- _WRITTEN TASK_: Pictures stay out of this copy, which runs from the first line of the material through the line containing "XAxis, YAxis, ErrorBar".
========
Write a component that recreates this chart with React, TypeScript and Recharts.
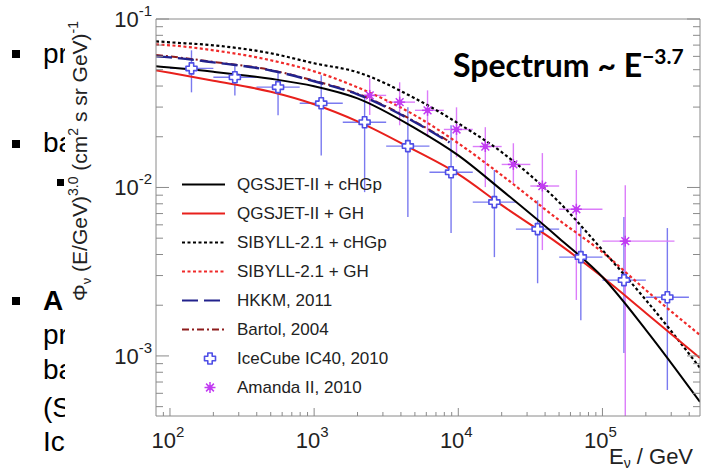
import React from 'react';
import { ComposedChart, Line, Scatter, XAxis, YAxis, ErrorBar } from 'recharts';

// model curves, E in GeV, flux * E^3
const modelE = [80, 100, 200, 500, 1000, 2000, 5000, 10000, 20000, 50000, 100000, 200000, 475000];
const qgsjetCHGp = [0.0524, 0.0515, 0.0486, 0.0442, 0.0399, 0.0338, 0.0225, 0.0155, 0.00964, 0.0050, 0.00294, 0.00143, 0.000533];
const qgsjetGH = [0.0495, 0.0479, 0.0430, 0.0370, 0.0312, 0.0247, 0.0166, 0.0120, 0.00785, 0.00461, 0.00294, 0.00180, 0.000973];
const sibyllCHGp = [0.0737, 0.0727, 0.0698, 0.0626, 0.0546, 0.0483, 0.0338, 0.0240, 0.0162, 0.00818, 0.00425, 0.00215, 0.00085];
const sibyllGH = [0.0706, 0.0698, 0.0652, 0.0569, 0.0489, 0.0393, 0.0268, 0.0183, 0.01183, 0.0064, 0.00413, 0.00246, 0.00133];

const convE = [80, 100, 200, 500, 1000, 2000, 5000, 8700];
const hkkm = [0.0600, 0.0592, 0.0553, 0.0495, 0.0427, 0.0357, 0.0244, 0.0185];
const bartol = [0.0612, 0.0600, 0.0556, 0.0498, 0.0430, 0.0360, 0.0246, 0.0187];

// IceCube IC40 unfolded points
const iceE = [141, 282, 562, 1120, 2240, 4470, 8910, 17800, 35500, 70800, 141000, 282000];
const iceEdges = [100, 200, 398, 794, 1580, 3160, 6310, 12600, 25100, 50100, 100000, 200000, 398000];
const iceFlux = [0.0509, 0.0451, 0.0394, 0.0316, 0.0244, 0.0176, 0.0123, 0.00819, 0.00566, 0.00386, 0.00282, 0.00223];
const iceLo = [0.0367, 0.0352, 0.0268, 0.0155, 0.00938, 0.00667, 0.00536, 0.00386, 0.0027, 0.00163, 0.00104, 0.000628];
const iceHi = [0.0652, 0.0538, 0.0482, 0.0463, 0.0343, 0.0299, 0.0234, 0.0127, 0.0084, 0.00581, 0.00667, 0.00574];

// Amanda II points
const amaE = [2430, 3920, 6120, 9720, 15400, 24100, 38300, 65900, 144000];
const amaEdges = [2000, 3160, 5010, 7940, 12600, 20000, 31600, 50100, 100000, 316000];
const amaFlux = [0.0352, 0.0321, 0.0287, 0.0221, 0.0175, 0.0137, 0.0102, 0.00743, 0.0048];
const amaLo = [0.0269, 0.0234, 0.0199, 0.0151, 0.01005, 0.0106, 0.00425, 0.00215, 0.00044];
const amaHi = [0.0444, 0.0421, 0.0377, 0.0299, 0.0228, 0.0183, 0.0160, 0.0127, 0.0103];

const xTicks = [90, 100, 200, 300, 400, 500, 600, 700, 800, 900, 1e3, 2e3, 3e3, 4e3, 5e3, 6e3, 7e3, 8e3, 9e3,
  1e4, 2e4, 3e4, 4e4, 5e4, 6e4, 7e4, 8e4, 9e4, 1e5, 2e5, 3e5, 4e5];
const yTicks = [5e-4, 6e-4, 7e-4, 8e-4, 9e-4, 1e-3, 2e-3, 3e-3, 4e-3, 5e-3, 6e-3, 7e-3, 8e-3, 9e-3,
  1e-2, 2e-2, 3e-2, 4e-2, 5e-2, 6e-2, 7e-2, 8e-2, 9e-2, 1e-1];

const xDomain = [80, 475000];
const yDomain = [0.00044, 0.1];

const curve = (es: number[], vs: number[]) => es.map((e, i) => ({ x: e, y: vs[i] }));

const iceData = iceE.map((e, i) => ({
  x: e, y: iceFlux[i],
  ex: [e - iceEdges[i], iceEdges[i + 1] - e],
  ey: [iceFlux[i] - iceLo[i], iceHi[i] - iceFlux[i]],
}));
const amaData = amaE.map((e, i) => ({
  x: e, y: amaFlux[i],
  ex: [e - amaEdges[i], amaEdges[i + 1] - e],
  ey: [amaFlux[i] - amaLo[i], amaHi[i] - amaFlux[i]],
}));

const FONT = 'Liberation Sans, Arial, sans-serif';
const AXIS = '#8a8a8a';
const ICE = '#4f4fe6';
const ICE_BAR = '#7a7af0';
const AMA = '#c23cf2';
const AMA_BAR = '#dc7cfa';

const isMajor = (v: number) => Math.abs(Math.log10(v) - Math.round(Math.log10(v))) < 1e-6;

const LeftTick = ({ x, y, payload }: any) => {
  const major = isMajor(payload.value);
  const exp = Math.round(Math.log10(payload.value));
  return (
    <g>
      <line x1={x} x2={x + (major ? 13 : 7)} y1={y} y2={y} stroke={AXIS} strokeWidth={1} />
      {major && (
        <text x={x - 4} y={y + 8} textAnchor="end" fontFamily={FONT} fontSize={22} fill="#222">
          10<tspan dy={-11} fontSize={15}>{exp}</tspan>
        </text>
      )}
    </g>
  );
};

const RightTick = ({ x, y, payload }: any) => {
  const major = isMajor(payload.value);
  return <line x1={x} x2={x - (major ? 13 : 7)} y1={y} y2={y} stroke={AXIS} strokeWidth={1} />;
};

const BottomTick = ({ x, y, payload }: any) => {
  const major = isMajor(payload.value);
  const exp = Math.round(Math.log10(payload.value));
  return (
    <g>
      <line x1={x} x2={x} y1={y} y2={y - (major ? 8 : 4)} stroke={AXIS} strokeWidth={1} />
      {major && (
        <text x={x - 2} y={y + 32} textAnchor="middle" fontFamily={FONT} fontSize={22} fill="#222">
          10<tspan dy={-11} fontSize={15}>{exp}</tspan>
        </text>
      )}
    </g>
  );
};

const TopTick = ({ x, y, payload }: any) => {
  const major = isMajor(payload.value);
  return <line x1={x} x2={x} y1={y} y2={y + (major ? 8 : 4)} stroke={AXIS} strokeWidth={1} />;
};

const IceMarker = ({ cx, cy }: any) => {
  if (cx == null || cy == null) return null;
  const a = 2.2, b = 5.5;
  const d = `M${cx - a},${cy - b} L${cx + a},${cy - b} L${cx + a},${cy - a} L${cx + b},${cy - a} L${cx + b},${cy + a} L${cx + a},${cy + a} L${cx + a},${cy + b} L${cx - a},${cy + b} L${cx - a},${cy + a} L${cx - b},${cy + a} L${cx - b},${cy - a} L${cx - a},${cy - a} Z`;
  return <path d={d} fill="#fff" stroke={ICE} strokeWidth={1.6} strokeLinejoin="round" />;
};

const AmaMarker = ({ cx, cy }: any) => {
  if (cx == null || cy == null) return null;
  const r = 5.5, q = 3.9;
  return (
    <g stroke={AMA} strokeWidth={1.5}>
      <line x1={cx - r} x2={cx + r} y1={cy} y2={cy} />
      <line x1={cx} x2={cx} y1={cy - r} y2={cy + r} />
      <line x1={cx - q} x2={cx + q} y1={cy - q} y2={cy + q} />
      <line x1={cx - q} x2={cx + q} y1={cy + q} y2={cy - q} />
      <circle cx={cx} cy={cy} r={1.8} fill={AMA} />
    </g>
  );
};

const YTitle = () => (
  <text transform="translate(87,301) rotate(-90)" fontFamily={FONT} fontSize={21} fill="#222">
    Φ<tspan dy={4} fontSize={13}>ν</tspan>
    <tspan dy={-4}> (E/GeV)</tspan>
    <tspan dy={-9} fontSize={14}>3.0</tspan>
    <tspan dy={9}> (cm</tspan>
    <tspan dy={-9} fontSize={14}>2</tspan>
    <tspan dy={9}> s sr GeV)</tspan>
    <tspan dy={-9} fontSize={14}>-1</tspan>
  </text>
);

const XTitle = () => (
  <text x={609} y={464} fontFamily={FONT} fontSize={22} fill="#222">
    E<tspan dy={4} fontSize={14}>ν</tspan><tspan dy={-4}> / GeV</tspan>
  </text>
);

const legendRows = [
  { name: 'QGSJET-II + cHGp', color: '#000', dash: undefined, kind: 'line' },
  { name: 'QGSJET-II + GH', color: '#e8201c', dash: undefined, kind: 'line' },
  { name: 'SIBYLL-2.1 + cHGp', color: '#000', dash: '3 2.5', kind: 'line' },
  { name: 'SIBYLL-2.1 + GH', color: '#f02a2a', dash: '3 2.5', kind: 'line' },
  { name: 'HKKM, 2011', color: '#22228c', dash: '16 6', kind: 'line' },
  { name: 'Bartol, 2004', color: '#8e1c1c', dash: '7 3 2 3', kind: 'line' },
  { name: 'IceCube IC40, 2010', color: ICE, dash: undefined, kind: 'ice' },
  { name: 'Amanda II, 2010', color: AMA, dash: undefined, kind: 'ama' },
];

const slideLines = [
  { text: 'pr', x: 43, y: 64, bold: false },
  { text: 'ba', x: 43, y: 153, bold: false },
  { text: 'A', x: 43, y: 311, bold: true },
  { text: 'pr', x: 43, y: 345, bold: false },
  { text: 'ba', x: 43, y: 380, bold: false },
  { text: '(S', x: 43, y: 418, bold: false },
  { text: 'Ic', x: 43, y: 452, bold: false },
];

export default function App() {
  return (
    <div style={{ position: 'absolute', left: 0, top: 0, width: 701, height: 473, background: '#fff', overflow: 'hidden' }}>
      {slideLines.map((l, i) => (
        <div key={i} style={{ position: 'absolute', left: l.x, top: l.y - 26, fontFamily: FONT, fontSize: 28, lineHeight: '32px', fontWeight: l.bold ? 700 : 400, color: '#000' }}>
          {l.text}
        </div>
      ))}
      {[50, 140, 297].map((y, i) => (
        <div key={'b' + i} style={{ position: 'absolute', left: 12, top: y, width: 8, height: 8, background: '#000' }} />
      ))}
      <div style={{ position: 'absolute', left: 57, top: 179, width: 7, height: 7, background: '#000' }} />
      <div style={{ position: 'absolute', left: 65, top: 0, width: 636, height: 473, background: '#fff' }} />

      <div style={{ position: 'absolute', left: 0, top: 0 }}>
        <ComposedChart width={701} height={473} margin={{ top: 18, right: 0, bottom: 0, left: 0 }}>
          <XAxis xAxisId="b" dataKey="x" type="number" scale="log" domain={xDomain} allowDataOverflow
            ticks={xTicks} interval={0} tick={<BottomTick />} tickLine={false} tickSize={0} tickMargin={0}
            height={57} axisLine={{ stroke: AXIS }} label={<XTitle />} />
          <XAxis xAxisId="t" orientation="top" type="number" scale="log" domain={xDomain} allowDataOverflow
            ticks={xTicks} interval={0} tick={<TopTick />} tickLine={false} tickSize={0} tickMargin={0}
            height={1} axisLine={{ stroke: AXIS }} />
          <YAxis yAxisId="l" dataKey="y" type="number" scale="log" domain={yDomain} allowDataOverflow
            ticks={yTicks} interval={0} tick={<LeftTick />} tickLine={false} tickSize={0} tickMargin={0}
            width={156} axisLine={{ stroke: AXIS }} label={<YTitle />} />
          <YAxis yAxisId="r" orientation="right" type="number" scale="log" domain={yDomain} allowDataOverflow
            ticks={yTicks} interval={0} tick={<RightTick />} tickLine={false} tickSize={0} tickMargin={0}
            width={1} axisLine={{ stroke: AXIS }} />

          <Scatter xAxisId="b" yAxisId="l" data={iceData} dataKey="y" isAnimationActive={false} shape={<IceMarker />}>
            <ErrorBar dataKey="ey" direction="y" width={0} stroke={ICE_BAR} strokeWidth={1.4} />
            <ErrorBar dataKey="ex" direction="x" width={0} stroke={ICE_BAR} strokeWidth={1.4} />
          </Scatter>
          <Scatter xAxisId="b" yAxisId="l" data={amaData} dataKey="y" isAnimationActive={false} shape={<AmaMarker />}>
            <ErrorBar dataKey="ey" direction="y" width={0} stroke={AMA_BAR} strokeWidth={1.4} />
            <ErrorBar dataKey="ex" direction="x" width={0} stroke={AMA_BAR} strokeWidth={1.4} />
          </Scatter>

          <Line xAxisId="b" yAxisId="l" data={curve(convE, bartol)} dataKey="y" type="monotone" stroke="#8e1c1c" strokeWidth={2} strokeDasharray="7 3 2 3" dot={false} isAnimationActive={false} />
          <Line xAxisId="b" yAxisId="l" data={curve(convE, hkkm)} dataKey="y" type="monotone" stroke="#22228c" strokeWidth={2.4} strokeDasharray="16 6" dot={false} isAnimationActive={false} />
          <Line xAxisId="b" yAxisId="l" data={curve(modelE, sibyllGH)} dataKey="y" type="monotone" stroke="#f02a2a" strokeWidth={2.2} strokeDasharray="3 2.5" dot={false} isAnimationActive={false} />
          <Line xAxisId="b" yAxisId="l" data={curve(modelE, sibyllCHGp)} dataKey="y" type="monotone" stroke="#000" strokeWidth={2.2} strokeDasharray="3 2.5" dot={false} isAnimationActive={false} />
          <Line xAxisId="b" yAxisId="l" data={curve(modelE, qgsjetGH)} dataKey="y" type="monotone" stroke="#e8201c" strokeWidth={2} dot={false} isAnimationActive={false} />
          <Line xAxisId="b" yAxisId="l" data={curve(modelE, qgsjetCHGp)} dataKey="y" type="monotone" stroke="#000" strokeWidth={2} dot={false} isAnimationActive={false} />
        </ComposedChart>
      </div>

      <div style={{ position: 'absolute', left: 176, top: 170 }}>
        {legendRows.map((r, i) => (
          <div key={i} style={{ display: 'flex', alignItems: 'center', height: 29, fontFamily: FONT, fontSize: 17, color: '#222' }}>
            <svg width={61} height={29}>
              {r.kind === 'line' && <line x1={6} x2={49} y1={14.5} y2={14.5} stroke={r.color} strokeWidth={2.2} strokeDasharray={r.dash} />}
              {r.kind === 'ice' && <IceMarker cx={34} cy={14.5} />}
              {r.kind === 'ama' && <AmaMarker cx={34} cy={14.5} />}
            </svg>
            <span>{r.name}</span>
          </div>
        ))}
      </div>

      <div style={{ position: 'absolute', left: 453, top: 49, fontFamily: 'Lato, sans-serif', fontWeight: 700, fontSize: 32, lineHeight: '32px', color: '#000', whiteSpace: 'nowrap' }}>
        Spectrum ~ E<sup style={{ fontSize: 21, verticalAlign: 'baseline', position: 'relative', top: -13 }}>−3.7</sup>
      </div>
    </div>
  );
}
========
- _EXERCISE OUTPUT_:
Write a component that recreates this chart with React, TypeScript and Recharts.
import React from 'react';
import { ComposedChart, Line, Scatter, XAxis, YAxis, ErrorBar } from 'recharts';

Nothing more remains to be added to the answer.